После краткого биографического очерка Грибоедова все более подробные сведения о его жизни и творчестве в данном издании расположены по алфавиту словарных статей, которые заключают в себе следующие разделы:
  • произведения;
  • типы «Горя от ума»;
  • аспекты деятельности Грибоедова;
  • основные этапы его жизненного пути;
  • грибоедовские места;
  • окружение Грибоедова (персоналия);
  • реалии (комментарий к произведениям Грибоедова и его письмам).

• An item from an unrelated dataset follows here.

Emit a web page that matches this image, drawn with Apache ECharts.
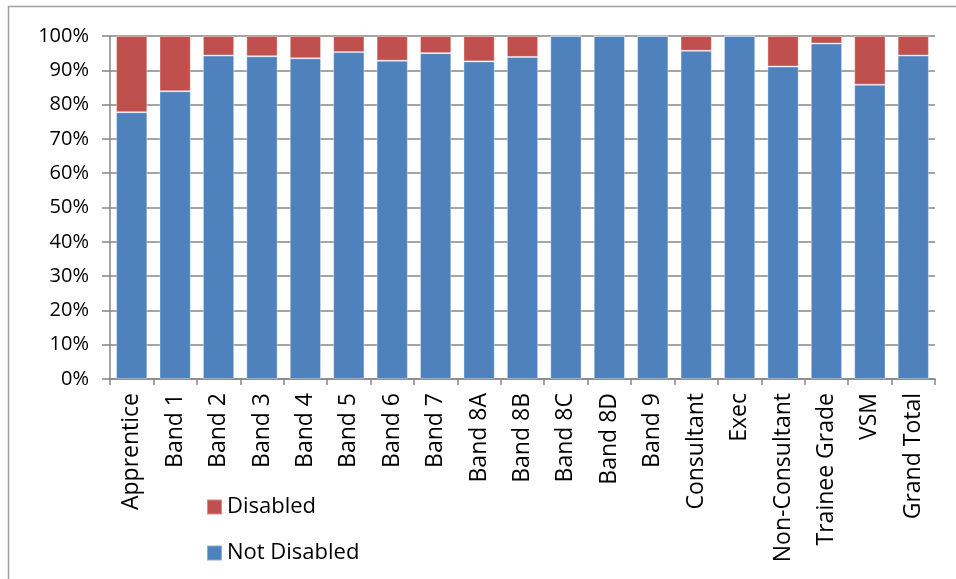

При составлении Энциклопедии большую помощь оказывала В. С. Фомичева — ей огромная благодарность. Подбор иллюстраций осуществлен А. К. Михайловой.
 
Фамилия Грибоедова на протяжении всей энциклопедии обозначается как «Г.», «Горе от ума» упоминается в качестве аббревиатуры «Г.о.у.» (в случае возможной невнятности текста имеются исключения из этого правила). Названия словарных статей даются полужирным шрифтом. Ссылки на основную литературу в словарных статьях обычно даются в сокращениях, список которых указан на с. 7–8.
 
Произведения Г. цитируются (с указанием номеров тома и страниц в тексте) по: Грибоедов А. С. Полное собрание сочинений в трех томах: Т. 1. Горе от ума. СПб., 1995; Т. 2. Драматические сочинения. Стихотворения. Статьи. Путевые заметки. СПб., 1999; Т. 3. Письма. Документы. Служебные бумаги. СПб., 2006. Сочинения Пушкина цитируются по Большому академическому изданию в 16 тт. (1937–1949).